Dass hier der Begriff "strafbar" herangezogen wird und eben nicht von "Schuld" gesprochen wird halte ich für nicht-willkürlich. Ich sehe das hier nicht gleichgesetzt.
Aber auch das Strafgesetzbuch nennt nicht den Begriff "schuldig" oder "unschuldig", sondern stellt erst auf die Tat oder deren Beteiligung ab und dann auf die Frage, wie die Umstände im Hinblick erst auf die Strafbarkeit und dann die Schwere der Strafe zu bewerten sind.
Mit dem "entweder schuldig oder unschuldig" bildest Du (nicht das Gesetz) "Tat" auf "Schuld" ab.
"Tat" und "Schuld" sind aber zwei völlig verschiedene Begriffe:
- Du kaufst gutgläubig ein Fahrrad, vergewisserst Dich also ordnungsgemäß über den Verkäufer, der auch erklärt, seinerseits rechtmäßig in den Besitz des Stücks gekommen zu sein.
- Du gehst mit Kaufquittung und Rahmennummer zur Polizei und willst Dein Rad registrieren lassen.
- Der liegt aber eine Strafanzeige wegen Diebstahl dieses Fahrrades vor.

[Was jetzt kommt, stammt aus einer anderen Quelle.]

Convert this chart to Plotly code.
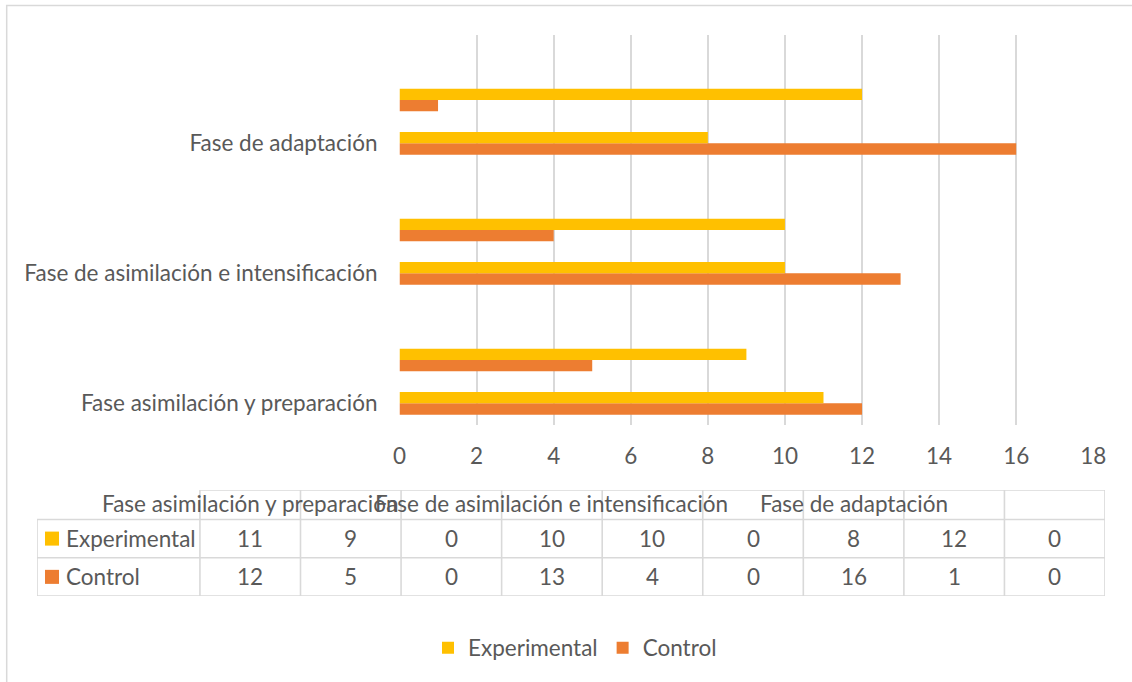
import plotly.graph_objects as go

# ---------------- data ----------------
categories = ["Fase asimilación y preparación", "", "",
              "Fase de asimilación e intensificación", "", "",
              "Fase de adaptación", "", ""]
series_names = ["Experimental", "Control"]
experimental = [11, 9, 0, 10, 10, 0, 8, 12, 0]
control = [12, 5, 0, 13, 4, 0, 16, 1, 0]
x_ticks = [0, 2, 4, 6, 8, 10, 12, 14, 16, 18]

# ---------------- style ----------------
YELLOW = "#FFC000"
ORANGE = "#ED7D31"
TEXT = "#595959"
GRID = "#D9D9D9"
FONT = "Lato"
FS = 22.5

W, H = 1132, 682
ML, MR, MT, MB = 37, 27, 35, 86
PW, PH = W - ML - MR, H - MT - MB


def px_x(p):
    return (p - ML) / PW


def px_y(p):
    return (H - MB - p) / PH


n = len(categories)
slots = list(range(n))

fig = go.Figure()
# Control first so it sits below Experimental in each slot
fig.add_trace(go.Bar(y=slots, x=control, orientation="h", name=series_names[1],
                     marker=dict(color=ORANGE, line=dict(width=0)), xaxis="x", yaxis="y"))
fig.add_trace(go.Bar(y=slots, x=experimental, orientation="h", name=series_names[0],
                     marker=dict(color=YELLOW, line=dict(width=0)), xaxis="x", yaxis="y"))

# ---------------- data table (hidden axes x2/y2 in column / row units) ----------------
col_px = (1105.4 - 200) / n
label_w = (200 - ML) / col_px  # width of label column in value-column units
header_h = 0.77
row_px = 38.2
shapes = []
line = dict(color=GRID, width=1.6)
# horizontal lines
for r in [0, 1, 2]:
    shapes.append(dict(type="line", xref="x2", yref="y2", x0=-label_w, x1=n, y0=r, y1=r, line=line))
shapes.append(dict(type="line", xref="x2", yref="y2", x0=0, x1=n, y0=2 + header_h, y1=2 + header_h, line=line))
# vertical lines
shapes.append(dict(type="line", xref="x2", yref="y2", x0=-label_w, x1=-label_w, y0=0, y1=2, line=line))
for c in range(n + 1):
    shapes.append(dict(type="line", xref="x2", yref="y2", x0=c, x1=c, y0=0, y1=2 + header_h, line=line))

annotations = []
rows = [(experimental, YELLOW, series_names[0], 1.5), (control, ORANGE, series_names[1], 0.5)]
key_x0 = -label_w + (45 - ML) / col_px
key_w = 14 / col_px
key_h = 14 / row_px
for vals, col, name, yc in rows:
    shapes.append(dict(type="rect", xref="x2", yref="y2", x0=key_x0, x1=key_x0 + key_w,
                       y0=yc - key_h / 2, y1=yc + key_h / 2, fillcolor=col, line=dict(width=0)))
    annotations.append(dict(xref="x2", yref="y2", x=key_x0 + key_w + 5 / col_px, y=yc, text=name,
                            showarrow=False, xanchor="left", yanchor="middle",
                            font=dict(family=FONT, size=FS, color=TEXT)))
    for i, v in enumerate(vals):
        annotations.append(dict(xref="x2", yref="y2", x=i + 0.5, y=yc, text=str(v), showarrow=False,
                                xanchor="center", yanchor="middle",
                                font=dict(family=FONT, size=FS, color=TEXT)))
for i, cat in enumerate(categories):
    if cat:
        annotations.append(dict(xref="x2", yref="y2", x=i + 0.5, y=2 + header_h / 2 + 0.02, text=cat,
                                showarrow=False, xanchor="center", yanchor="middle",
                                font=dict(family=FONT, size=FS, color=TEXT)))

# outer chart border
shapes.append(dict(type="rect", xref="paper", yref="paper", x0=px_x(6.7), x1=px_x(1150),
                   y0=px_y(720), y1=px_y(5.5), line=dict(color=GRID, width=1.5), layer="below"))

tick_idx = [i for i, c in enumerate(categories) if c]

fig.update_layout(
    width=W, height=H,
    margin=dict(l=ML, r=MR, t=MT, b=MB, pad=0),
    paper_bgcolor="white", plot_bgcolor="white",
    font=dict(family=FONT, size=FS, color=TEXT),
    barmode="group", bargap=0.478, bargroupgap=0,
    showlegend=True,
    legend=dict(orientation="h", x=px_x(575), xanchor="center", y=px_y(648), yanchor="middle",
                traceorder="reversed", font=dict(family=FONT, size=FS, color=TEXT),
                bgcolor="rgba(0,0,0,0)"),
    xaxis=dict(domain=[px_x(399.5), px_x(1093.3)], range=[0, 18], tickvals=x_ticks,
               showgrid=True, gridcolor=GRID, gridwidth=1.5, zeroline=False, showline=False,
               ticks="", ticklabelstandoff=15, anchor="y", fixedrange=True),
    yaxis=dict(domain=[px_y(425), 1], range=[-0.5, n - 0.5], tickvals=tick_idx,
               ticktext=[categories[i] for i in tick_idx], showgrid=False, zeroline=False,
               showline=False, ticks="", ticklabelstandoff=21, anchor="x", fixedrange=True),
    xaxis2=dict(domain=[0, 1], range=[-label_w, n], visible=False, anchor="y2", fixedrange=True),
    yaxis2=dict(domain=[0, px_y(490)], range=[0, 2 + header_h], visible=False, anchor="x2",
                fixedrange=True),
    shapes=shapes,
    annotations=annotations,
)

fig.write_html("out.html", config={"displayModeBar": False},
               post_script="document.body.style.margin='0';document.body.style.overflow='hidden';")
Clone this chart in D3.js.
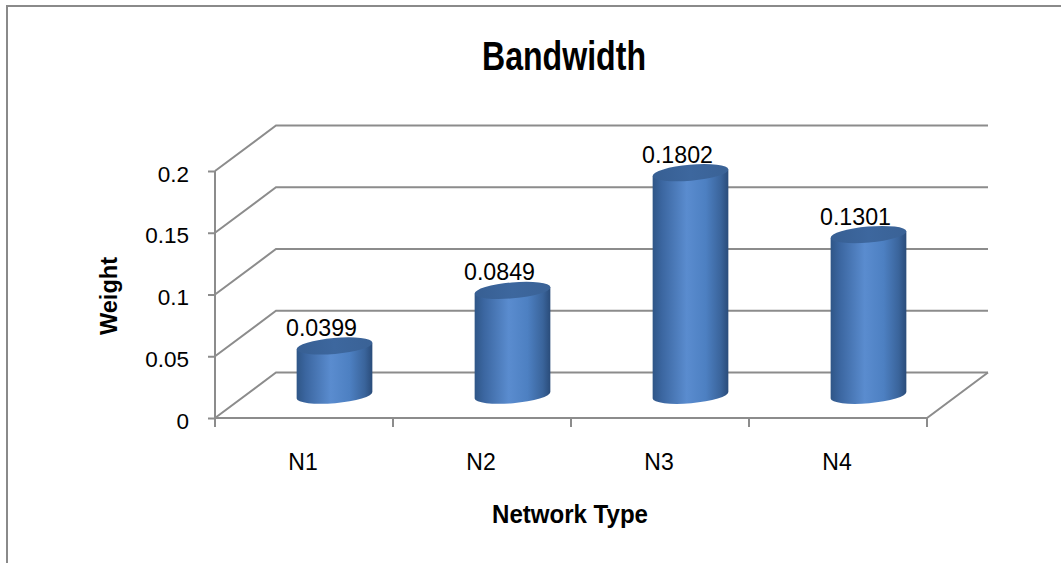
<!DOCTYPE html>
<html>
<head>
<meta charset="utf-8">
<script src="https://cdn.jsdelivr.net/npm/d3@7"></script>
<style>
  html, body { margin: 0; padding: 0; background: #fff; }
  svg { display: block; }
  text { font-family: "Liberation Sans", Arial, sans-serif; fill: #000; }
</style>
</head>
<body>
<svg id="chart" width="1061" height="563"></svg>
<script>
// ---- data ----
const categories = ["N1", "N2", "N3", "N4"];
const values = [0.0399, 0.0849, 0.1802, 0.1301];
const valueLabels = ["0.0399", "0.0849", "0.1802", "0.1301"];
const yTicks = [0, 0.05, 0.1, 0.15, 0.2];
const yTickLabels = ["0", "0.05", "0.1", "0.15", "0.2"];
const chartTitle = "Bandwidth";
const xTitle = "Network Type";
const yTitle = "Weight";

(function () {
// ---- layout ----
const W = 1061, H = 563;
const svg = d3.select("#chart");
const pLeft = 215, pRight = 927, pBottom = 418, pTop = 171;
const DX = 61, DY = -45.5;          // depth offset of the back wall
const gridColor = "#8c8c8c";

const x = d3.scaleBand().domain(categories).range([pLeft, pRight]).paddingInner(0).paddingOuter(0);
const y = d3.scaleLinear().domain([0, 0.2]).range([pBottom, pTop]);

// chart border (top and left visible)
svg.append("line").attr("x1", 6).attr("x2", W).attr("y1", 6).attr("y2", 6)
  .attr("stroke", "#8a8a8a").attr("stroke-width", 2);
svg.append("line").attr("x1", 7).attr("x2", 7).attr("y1", 5).attr("y2", H)
  .attr("stroke", "#8a8a8a").attr("stroke-width", 2);

// title
svg.append("text").attr("x", 564).attr("y", 70).attr("text-anchor", "middle")
  .attr("textLength", 164).attr("lengthAdjust", "spacingAndGlyphs")
  .style("font-size", "41px").style("font-weight", "bold").text(chartTitle);

// gridlines: side wall diagonal + back wall horizontal
const grid = svg.append("g").attr("stroke", gridColor).attr("stroke-width", 2).attr("fill", "none");
yTicks.forEach(t => {
  const yy = y(t);
  grid.append("path").attr("d",
    `M${pLeft},${yy} L${pLeft + DX},${yy + DY} L${pRight + DX},${yy + DY}`);
});
// floor front edge and right diagonal
grid.append("path").attr("d", `M${pLeft},${pBottom} L${pRight},${pBottom} L${pRight + DX},${pBottom + DY}`);
// y axis line
grid.append("line").attr("x1", pLeft).attr("x2", pLeft).attr("y1", y(0.2)).attr("y2", pBottom);

// y axis ticks + labels via d3 axis
const yAxis = d3.axisLeft(y).tickValues(yTicks).tickSize(7).tickPadding(19)
  .tickFormat((d, i) => yTickLabels[i]);
const ya = svg.append("g").attr("transform", `translate(${pLeft},0)`).call(yAxis);
ya.attr("font-family", null).attr("font-size", null);
ya.select(".domain").remove();
ya.selectAll(".tick line").attr("stroke", gridColor).attr("stroke-width", 2);
ya.selectAll(".tick text").style("font-size", "22.5px").attr("fill", "#000").attr("dy", "0.45em");

// x axis ticks (category boundaries) + labels
const xa = svg.append("g");
const bounds = categories.map(c => x(c)).concat([pRight]);
xa.selectAll("line").data(bounds).join("line")
  .attr("x1", d => d).attr("x2", d => d).attr("y1", pBottom).attr("y2", pBottom + 9)
  .attr("stroke", gridColor).attr("stroke-width", 2);
xa.selectAll("text").data(categories).join("text")
  .attr("x", d => x(d) + x.bandwidth() / 2 - 1)
  .attr("y", 470).attr("text-anchor", "middle")
  .style("font-size", "23px").text(d => d);

// axis titles
svg.append("text").attr("x", 570).attr("y", 523).attr("text-anchor", "middle")
  .attr("textLength", 156).attr("lengthAdjust", "spacingAndGlyphs")
  .style("font-size", "25px").style("font-weight", "bold").text(xTitle);
svg.append("text").attr("transform", "translate(117,296) rotate(-90)").attr("text-anchor", "middle")
  .attr("textLength", 78).attr("lengthAdjust", "spacingAndGlyphs")
  .style("font-size", "24px").style("font-weight", "bold").text(yTitle);

// gradients
const defs = svg.append("defs");
const sideGrad = defs.append("linearGradient").attr("id", "side").attr("x1", 0).attr("x2", 1).attr("y1", 0).attr("y2", 0);
[[0, "#2f5687"], [0.12, "#3b66a0"], [0.45, "#5a8ccf"], [0.7, "#4d80c2"], [0.9, "#3a649b"], [1, "#2a4c7a"]]
  .forEach(([o, c]) => sideGrad.append("stop").attr("offset", o).attr("stop-color", c));
const topGrad = defs.append("linearGradient").attr("id", "topg").attr("x1", 0).attr("x2", 1).attr("y1", 0).attr("y2", 0);
[[0, "#375f93"], [0.5, "#3d679e"], [1, "#3a6296"]]
  .forEach(([o, c]) => topGrad.append("stop").attr("offset", o).attr("stop-color", c));

// cylinders
const rx = 38, ry = 8, rot = -5;
const rad = rot * Math.PI / 180;
const ex = rx * Math.cos(rad), ey = rx * Math.sin(rad);
const bars = svg.append("g");
categories.forEach((c, i) => {
  const cx = x(c) + x.bandwidth() / 2 + DX / 2;
  const yb = y(0) + DY / 2;
  const yt = y(values[i]) + DY / 2;
  const lxb = cx - ex, lyb = yb - ey, rxb = cx + ex, ryb = yb + ey;
  const lyt = yt - ey, ryt = yt + ey;
  bars.append("path")
    .attr("d", `M${lxb},${lyt} L${lxb},${lyb} A${rx},${ry} ${rot} 0 0 ${rxb},${ryb} L${rxb},${ryt} Z`)
    .attr("fill", "url(#side)");
  bars.append("ellipse").attr("cx", cx).attr("cy", yt).attr("rx", rx).attr("ry", ry)
    .attr("transform", `rotate(${rot},${cx},${yt})`)
    .attr("fill", "url(#topg)");
  bars.append("text").attr("x", cx - 13).attr("y", yt - 10).attr("text-anchor", "middle")
    .attr("textLength", 71).attr("lengthAdjust", "spacingAndGlyphs")
    .style("font-size", "24px").text(valueLabels[i]);
});
})();
</script>
</body>
</html>
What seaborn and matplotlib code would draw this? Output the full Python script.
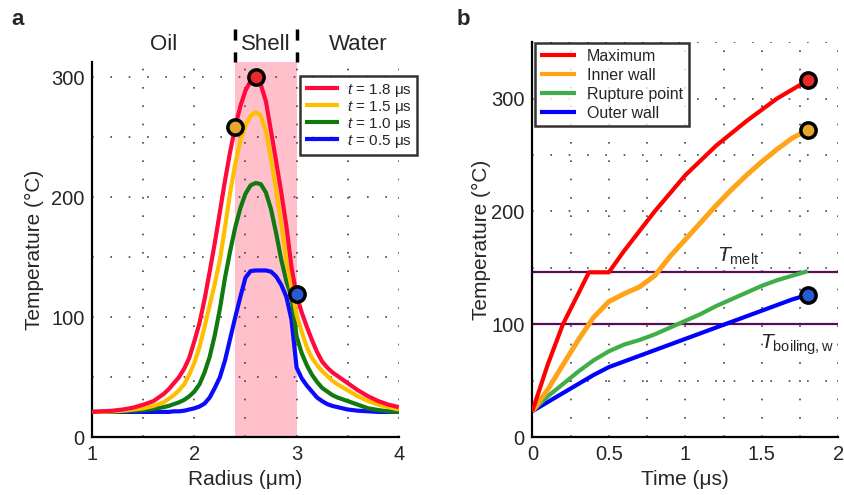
import matplotlib
matplotlib.use("Agg")
import matplotlib.pyplot as plt
import matplotlib.transforms as mtransforms
from matplotlib.lines import Line2D
from matplotlib.ticker import MultipleLocator
import seaborn as sns
import pandas as pd

# ---- panel a: temperature profiles across the radius ----
radius = [1.0, 1.1, 1.2, 1.3, 1.4, 1.5, 1.6, 1.7,
          1.75, 1.8, 1.85, 1.9, 1.95, 2.0, 2.05, 2.1, 2.15, 2.2,
          2.25, 2.3, 2.35, 2.4, 2.45, 2.5, 2.55, 2.6,
          2.65, 2.7, 2.75, 2.8, 2.85, 2.9, 2.95, 3.0,
          3.05, 3.1, 3.15, 3.2, 3.25, 3.3, 3.35, 3.4,
          3.5, 3.6, 3.7, 3.8, 3.9, 4.0]
temp_18 = [21, 21.5, 22, 23, 24.5, 27, 30, 36,
           40, 45, 50, 57, 66, 80, 95, 115, 138, 162,
           188, 214, 238, 259, 276, 289, 297, 300,
           294, 280, 255, 230, 204, 176, 142, 118,
           104, 92, 81, 71, 63, 58, 54, 51,
           45, 39, 34, 30, 27, 25]
temp_15 = [21, 21, 21.5, 22, 23, 24, 26, 29,
           32, 35, 39, 44, 52, 62, 75, 92, 110, 128,
           148, 175, 204, 228, 247, 260, 268, 271,
           268, 255, 232, 206, 178, 148, 125, 102,
           88, 75, 66, 60, 55, 51, 47, 44,
           39, 34, 30, 27, 25, 23]
temp_10 = [21, 21, 21, 21.5, 22, 22.5, 23.5, 25,
           26, 27.5, 29, 31, 34, 38, 44, 54, 67, 85,
           107, 133, 155, 175, 191, 203, 210, 212,
           211, 204, 190, 170, 148, 130, 117, 84,
           70, 60, 52, 46, 41, 38, 35, 33,
           30, 27, 24, 22.5, 21.5, 21]
temp_05 = [21, 21, 21, 21, 21, 21, 21, 21,
           21, 21.5, 21.5, 22, 23, 24, 25.5, 28, 33, 41,
           50, 64, 82, 100, 117, 133, 138.5, 139,
           139, 139, 138, 134, 127, 117, 98, 58,
           49, 43, 38, 33, 30, 27.5, 26, 25,
           23, 22, 21.5, 21, 21, 21]
profile_labels = ["$t$ = 1.8 μs", "$t$ = 1.5 μs", "$t$ = 1.0 μs", "$t$ = 0.5 μs"]
region_names = ["Oil", "Shell", "Water"]
region_pos = [1.7, 2.7, 3.6]
shell_edges = [2.4, 3.0]
# markers on the 1.8 us profile: inner wall, maximum, outer wall
mark_r = [2.4, 2.6, 3.0]
mark_t = [259, 300, 119]

# ---- panel b: temperature vs time ----
time_max = [0, 0.1, 0.2, 0.3, 0.37, 0.5, 0.6, 0.8, 1.0, 1.2, 1.4, 1.6, 1.8]
temp_max = [23, 64, 100, 127, 146, 146, 165, 200, 232, 258, 280, 300, 316]
time = [0, 0.1, 0.2, 0.3, 0.4, 0.5, 0.6, 0.7, 0.8, 0.9, 1.0, 1.1, 1.2, 1.3,
        1.4, 1.5, 1.6, 1.7, 1.8]
temp_inner = [23, 42, 64, 86, 106, 120, 127, 133, 143, 160, 175, 190, 205, 219,
              232, 244, 255, 265, 272]
temp_rupture = [23, 36, 47, 58, 68, 76, 82, 86, 91, 97, 103, 109, 116, 122,
                128, 134, 139, 143, 147]
temp_outer = [23, 31, 39, 47, 55, 62, 67, 72, 77, 82, 87, 92, 97, 102,
              107, 112, 117, 122, 126]
series_names = ["Maximum", "Inner wall", "Rupture point", "Outer wall"]
t_melt = 146
t_boiling = 100

sns.set_style("white")
plt.rcParams['font.family'] = ['Liberation Sans', 'DejaVu Sans']
plt.rcParams['mathtext.fontset'] = 'custom'
plt.rcParams['mathtext.rm'] = 'Liberation Sans'
plt.rcParams['mathtext.it'] = 'Liberation Sans:italic'
plt.rcParams['lines.solid_joinstyle'] = 'round'
plt.rcParams['lines.solid_capstyle'] = 'butt'

fig = plt.figure(figsize=(8.45, 4.95), dpi=100)
ax_a = fig.add_axes([0.109, 0.117, 0.363, 0.758])
ax_b = fig.add_axes([0.630, 0.117, 0.362, 0.798])

grid_kw = dict(color="#444444", linestyle=(0, (1, 10)), linewidth=1.2)


def style_axes(ax, tick_len):
    for side in ["top", "right"]:
        ax.spines[side].set_visible(False)
    for side in ["left", "bottom"]:
        ax.spines[side].set_linewidth(1.6)
        ax.spines[side].set_color("black")
    ax.tick_params(axis="x", which="both", direction="in", length=tick_len,
                   width=1.6, labelsize=14.5, pad=6)
    ax.tick_params(axis="y", which="both", direction="inout", length=4,
                   width=1.6, labelsize=14.5)
    ax.tick_params(which="minor", labelbottom=False, labelleft=False)
    ax.grid(True, which="both", **grid_kw)
    ax.set_axisbelow(True)


# panel a
n = len(radius)
df_a = pd.DataFrame({
    "r": radius * 4,
    "T": temp_05 + temp_10 + temp_15 + temp_18,
    "t": [profile_labels[3]] * n + [profile_labels[2]] * n
         + [profile_labels[1]] * n + [profile_labels[0]] * n,
})
pal_a = dict(zip(profile_labels, ["#ff0a3a", "#ffbf00", "#107a10", "#0a0aff"]))
ax_a.axvspan(shell_edges[0], shell_edges[1], color="#ffc0cb", lw=0, zorder=0)
sns.lineplot(data=df_a, x="r", y="T", hue="t", palette=pal_a,
             hue_order=profile_labels[::-1], lw=3, legend=False, ax=ax_a, zorder=3)
for r, T, c in zip(mark_r, mark_t, ["#e6a82a", "#e82a2a", "#2a5bd7"]):
    ax_a.plot(r, T, ls="none", marker="o", ms=11, mew=2.5, mec="black",
              mfc=c, zorder=5)
ax_a.set_xlim(1, 4)
ax_a.set_ylim(0, 313)
ax_a.xaxis.set_major_locator(MultipleLocator(1))
ax_a.xaxis.set_minor_locator(MultipleLocator(0.5))
ax_a.yaxis.set_major_locator(MultipleLocator(100))
ax_a.yaxis.set_minor_locator(MultipleLocator(50))
style_axes(ax_a, 8)
ax_a.set_xlabel("Radius (μm)", fontsize=15)
ax_a.set_ylabel("Temperature (°C)", fontsize=15, labelpad=5)

trans_a = mtransforms.blended_transform_factory(ax_a.transData, ax_a.transAxes)
for name, x in zip(region_names, region_pos):
    ax_a.text(x, 1.045, name, transform=trans_a, ha="center", va="center",
              fontsize=16)
for x in shell_edges:
    ax_a.plot([x, x], [1.088, 1.0], transform=trans_a, color="black", lw=2.5,
              ls=(0, (3.2, 3.4)), clip_on=False)

handles_a = [Line2D([], [], color=pal_a[k], lw=3) for k in profile_labels]
leg_a = ax_a.legend(handles_a, profile_labels, loc="upper left",
                    bbox_to_anchor=(0.355, 0.846), bbox_transform=fig.transFigure,
                    fontsize=11, frameon=True, fancybox=False,
                    handlelength=2.2, borderpad=0.35, labelspacing=0.0,
                    handletextpad=0.5, borderaxespad=0)
leg_a.get_frame().set_edgecolor("black")
leg_a.get_frame().set_linewidth(1.8)
leg_a.set_zorder(10)

# panel b
df_b = pd.DataFrame({
    "time": time_max + time * 3,
    "T": temp_max + temp_inner + temp_rupture + temp_outer,
    "s": [series_names[0]] * len(time_max) + [series_names[1]] * len(time)
         + [series_names[2]] * len(time) + [series_names[3]] * len(time),
})
pal_b = dict(zip(series_names, ["#ff0000", "#ffa31a", "#3fae48", "#0000ff"]))
ax_b.axhline(t_melt, color="#5a0a5a", lw=1.6, zorder=2)
ax_b.axhline(t_boiling, color="#5a0a5a", lw=1.6, zorder=2)
sns.lineplot(data=df_b, x="time", y="T", hue="s", palette=pal_b,
             hue_order=series_names[::-1], lw=3, legend=False, ax=ax_b, zorder=3)
ax_b.lines[-2].set_linewidth(3.6)  # rupture point drawn a bit heavier
for T, c in zip([temp_max[-1], temp_inner[-1], temp_outer[-1]],
                ["#e82a2a", "#e6a82a", "#2a5bd7"]):
    ax_b.plot(time[-1], T, ls="none", marker="o", ms=11, mew=2.5, mec="black",
              mfc=c, zorder=5)
ax_b.text(1.21, t_melt + 5, "$T_{\\rm melt}$", fontsize=15, ha="left", va="bottom")
ax_b.text(1.49, t_boiling - 7, "$T_{\\rm boiling,w}$", fontsize=15, ha="left",
          va="top")
ax_b.set_xlim(0, 2)
ax_b.set_ylim(0, 350)
ax_b.xaxis.set_major_locator(MultipleLocator(0.5))
ax_b.xaxis.set_minor_locator(MultipleLocator(0.25))
ax_b.yaxis.set_major_locator(MultipleLocator(100))
ax_b.yaxis.set_minor_locator(MultipleLocator(50))
style_axes(ax_b, 4)
ax_b.xaxis.set_major_formatter(plt.FuncFormatter(lambda v, p: f"{v:g}"))
ax_b.set_xlabel("Time (μs)", fontsize=15)
ax_b.set_ylabel("Temperature (°C)", fontsize=15, labelpad=0)

handles_b = [Line2D([], [], color=pal_b[k], lw=3) for k in series_names]
leg_b = ax_b.legend(handles_b, series_names, loc="upper left",
                    bbox_to_anchor=(0.633, 0.913), bbox_transform=fig.transFigure,
                    fontsize=11.5, frameon=True, fancybox=False,
                    handlelength=2.2, borderpad=0.35, labelspacing=0.25,
                    handletextpad=0.7, borderaxespad=0)
leg_b.get_frame().set_edgecolor("black")
leg_b.get_frame().set_linewidth(1.8)
leg_b.set_zorder(10)

fig.text(0.021, 0.96, "a", fontsize=16, fontweight="bold", ha="center", va="center")
fig.text(0.548, 0.96, "b", fontsize=16, fontweight="bold", ha="center", va="center")

fig.savefig("out.png", dpi=100)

- Ohne eine Straftat begangen zu haben bist Du jetzt "schuldig" und "Schuldner": Du schuldest nämlich dem rechtmäßigem Besitzer die Herausgabe des Fahrrads
- Strafrechtlich hast Du keine Straftat begangen, denn § 259 StGB "Hehlerei" setzt das Wissen oder die Vermutung eines vorherigen Diebstahls voraus. Moralisch wird hier niemand von einer "Schuld" sprechen. Statt dessen wird Dir jeder versichern, dass Du "völlig unschuldig" zum "Schuldner" wurdest ... was bei Deinem strengem Maßstab offensichtlich Antonyme oder Oxymorone sind, denn wie sollte jemand, der "unschuldig", gar "völlig unschuldig" ist, gleichzeitig und im selben Zusammenhang ein "Schuldner" sein, also jemand, der etwas "schuldet" also (etwas) "schuldig" ist?
- Der Grad(sic!) an Schuld oder Unschuld wird in Augen des Betrachters darin liegen, wie sehr er für sich selbst davon überzeugt ist, dass Du Dich ausreichend sorgfältig über die Rechtmäßigkeit des Kaufs überzeugt hast. Und damit sind wir bei einem graduellen Gebrauch der Begriffe "schuldig" bzw. "unschuldig" - den Du bei mir nicht zulassen wolltest, der aber im Bereich der Meinung durchaus zulässig und geboten ist.
Punkt 4 gilt z.B. nicht Polen. Dort hat der Geschädigte nur einen (Ersatz-)Anspruch gegen den Dieb. Die unterschiedliche Behandlung ist aber verbreitet und keineswegs ausschließlich negativ zu bewerten.